## BEGIN DATASET SECTION

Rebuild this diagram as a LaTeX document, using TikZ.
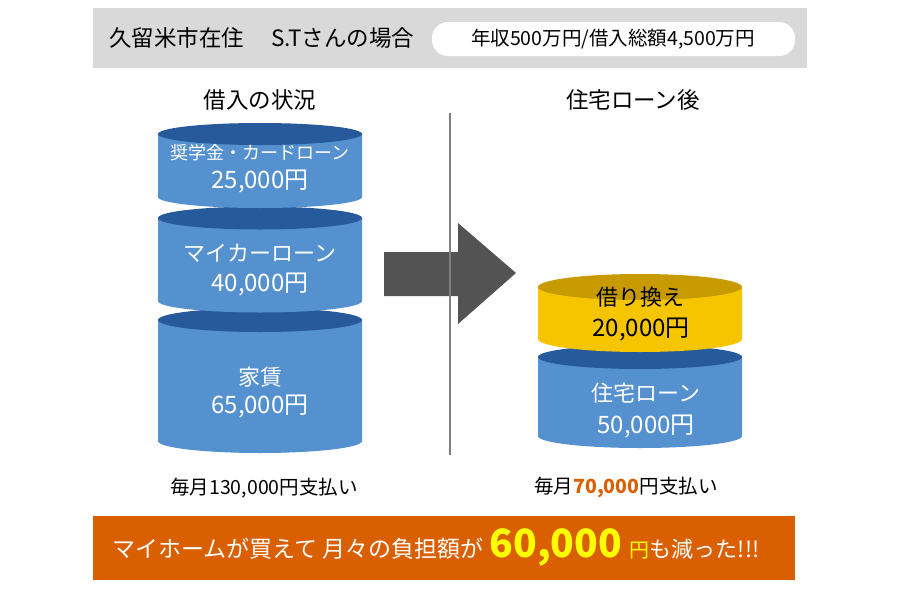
\documentclass[tikz,border=0pt]{standalone}
\usepackage{fontspec}
\setmainfont{Noto Sans CJK JP}
\definecolor{barGray}{HTML}{D9D9D9}
\definecolor{cylBody}{HTML}{5591CF}
\definecolor{cylTop}{HTML}{265A9B}
\definecolor{yelBody}{HTML}{F5C500}
\definecolor{yelTop}{HTML}{C79A00}
\definecolor{arrowGray}{HTML}{535353}
\definecolor{lineGray}{HTML}{7F7F7F}
\definecolor{orangeBar}{HTML}{D95F00}
\definecolor{brightYel}{HTML}{FFFF00}
\newcommand{\fs}[1]{\fontsize{#1}{#1}\selectfont}
% cylinder: cx, ytop, ybottom, rx, ry, body, top
\newcommand{\cyl}[7]{%
  \fill[#6] (#1-#4,#2) -- (#1-#4,#3) arc[start angle=180,end angle=360,x radius=#4pt,y radius=#5pt] -- (#1+#4,#2) -- cycle;
  \fill[#7] (#1,#2) ellipse[x radius=#4pt,y radius=#5pt];}
\tikzset{
  lbl/.style={inner sep=0pt, text=white},
  dlbl/.style={inner sep=0pt, text=black},
}
\begin{document}
\begin{tikzpicture}[x=1pt,y=-1pt]
\useasboundingbox (0,0) rectangle (900,600);
\fill[white] (0,0) rectangle (900,600);
% top bar
\fill[barGray] (93,8) rectangle (807,68);
\fill[white, rounded corners=16pt] (432,22) rectangle (795,56);
\node[dlbl, anchor=west] (title) at (109,38) {\fs{22.5}久留米市在住\hspace{1.2em}S.Tさんの場合};
\node[dlbl] (income) at (613,39) {\fs{19.5}年収500万円/借入総額4,500万円};
% headings
\node[dlbl] (hleft) at (260,100) {\fs{22.5}借入の状況};
\node[dlbl] (hright) at (633,100) {\fs{22.5}住宅ローン後};
% arrow
\fill[arrowGray] (384,252) -- (458,252) -- (458,223) -- (516,273) -- (458,324) -- (458,296) -- (384,296) -- cycle;
% divider
\draw[lineGray, line width=2.5pt] (450,113) -- (450,455);
% left cylinders
\cyl{260}{320}{441}{102}{12}{cylBody}{cylTop}
\cyl{260}{218}{301}{102}{11.5}{cylBody}{cylTop}
\cyl{260}{134}{197}{102}{11}{cylBody}{cylTop}
\node[lbl] (c1a) at (260,153) {\fs{18}奨学金・カードローン};
\node[lbl] (c1b) at (260,182) {\fs{24}25,000円};
\node[lbl] (c2a) at (260,253) {\fs{22}マイカーローン};
\node[lbl] (c2b) at (260,285) {\fs{24}40,000円};
\node[lbl] (c3a) at (260,377) {\fs{22}家賃};
\node[lbl] (c3b) at (260,407) {\fs{24}65,000円};
% right cylinders
\cyl{640}{357}{436}{102}{12}{cylBody}{cylTop}
\cyl{640}{287}{339}{102}{13}{yelBody}{yelTop}
\node[dlbl] (y1a) at (640,297) {\fs{22}借り換え};
\node[dlbl] (y1b) at (641,330) {\fs{24}20,000円};
\node[lbl] (b1a) at (646,393) {\fs{22}住宅ローン};
\node[lbl] (b1b) at (646,427) {\fs{24}50,000円};
% monthly labels
\node[dlbl] (mleft) at (264,488) {\fs{19.5}毎月130,000円支払い};
\node[dlbl] (mright) at (626,488) {\fs{19.5}毎月{\bfseries\color{orangeBar}70,000}円支払い};
% bottom bar
\fill[orangeBar] (93,516) rectangle (795,580);
\node[lbl, anchor=base west] (banner) at (112,557) {\fs{23}マイホームが買えて 月々の負担額が\hspace{6pt}{\fs{39}\bfseries\color{brightYel}60,000}\hspace{8pt}{\fs{20}\color{brightYel}円}{\fs{22}も減った!!!}};
\end{tikzpicture}
\end{document}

## END DATASET SECTION

» **SET EXERCISE**
Give back every line exactly as it stands, pictures excluded.

» **EXERCISE SOLUTION**
Rebuild this diagram as a LaTeX document, using TikZ.
\documentclass[tikz,border=0pt]{standalone}
\usepackage{fontspec}
\setmainfont{Noto Sans CJK JP}
\definecolor{barGray}{HTML}{D9D9D9}
\definecolor{cylBody}{HTML}{5591CF}
\definecolor{cylTop}{HTML}{265A9B}
\definecolor{yelBody}{HTML}{F5C500}
\definecolor{yelTop}{HTML}{C79A00}
\definecolor{arrowGray}{HTML}{535353}
\definecolor{lineGray}{HTML}{7F7F7F}
\definecolor{orangeBar}{HTML}{D95F00}
\definecolor{brightYel}{HTML}{FFFF00}
\newcommand{\fs}[1]{\fontsize{#1}{#1}\selectfont}
% cylinder: cx, ytop, ybottom, rx, ry, body, top
\newcommand{\cyl}[7]{%
  \fill[#6] (#1-#4,#2) -- (#1-#4,#3) arc[start angle=180,end angle=360,x radius=#4pt,y radius=#5pt] -- (#1+#4,#2) -- cycle;
  \fill[#7] (#1,#2) ellipse[x radius=#4pt,y radius=#5pt];}
\tikzset{
  lbl/.style={inner sep=0pt, text=white},
  dlbl/.style={inner sep=0pt, text=black},
}
\begin{document}
\begin{tikzpicture}[x=1pt,y=-1pt]
\useasboundingbox (0,0) rectangle (900,600);
\fill[white] (0,0) rectangle (900,600);
% top bar
\fill[barGray] (93,8) rectangle (807,68);
\fill[white, rounded corners=16pt] (432,22) rectangle (795,56);
\node[dlbl, anchor=west] (title) at (109,38) {\fs{22.5}久留米市在住\hspace{1.2em}S.Tさんの場合};
\node[dlbl] (income) at (613,39) {\fs{19.5}年収500万円/借入総額4,500万円};
% headings
\node[dlbl] (hleft) at (260,100) {\fs{22.5}借入の状況};
\node[dlbl] (hright) at (633,100) {\fs{22.5}住宅ローン後};
% arrow
\fill[arrowGray] (384,252) -- (458,252) -- (458,223) -- (516,273) -- (458,324) -- (458,296) -- (384,296) -- cycle;
% divider
\draw[lineGray, line width=2.5pt] (450,113) -- (450,455);
% left cylinders
\cyl{260}{320}{441}{102}{12}{cylBody}{cylTop}
\cyl{260}{218}{301}{102}{11.5}{cylBody}{cylTop}
\cyl{260}{134}{197}{102}{11}{cylBody}{cylTop}
\node[lbl] (c1a) at (260,153) {\fs{18}奨学金・カードローン};
\node[lbl] (c1b) at (260,182) {\fs{24}25,000円};
\node[lbl] (c2a) at (260,253) {\fs{22}マイカーローン};
\node[lbl] (c2b) at (260,285) {\fs{24}40,000円};
\node[lbl] (c3a) at (260,377) {\fs{22}家賃};
\node[lbl] (c3b) at (260,407) {\fs{24}65,000円};
% right cylinders
\cyl{640}{357}{436}{102}{12}{cylBody}{cylTop}
\cyl{640}{287}{339}{102}{13}{yelBody}{yelTop}
\node[dlbl] (y1a) at (640,297) {\fs{22}借り換え};
\node[dlbl] (y1b) at (641,330) {\fs{24}20,000円};
\node[lbl] (b1a) at (646,393) {\fs{22}住宅ローン};
\node[lbl] (b1b) at (646,427) {\fs{24}50,000円};
% monthly labels
\node[dlbl] (mleft) at (264,488) {\fs{19.5}毎月130,000円支払い};
\node[dlbl] (mright) at (626,488) {\fs{19.5}毎月{\bfseries\color{orangeBar}70,000}円支払い};
% bottom bar
\fill[orangeBar] (93,516) rectangle (795,580);
\node[lbl, anchor=base west] (banner) at (112,557) {\fs{23}マイホームが買えて 月々の負担額が\hspace{6pt}{\fs{39}\bfseries\color{brightYel}60,000}\hspace{8pt}{\fs{20}\color{brightYel}円}{\fs{22}も減った!!!}};
\end{tikzpicture}
\end{document}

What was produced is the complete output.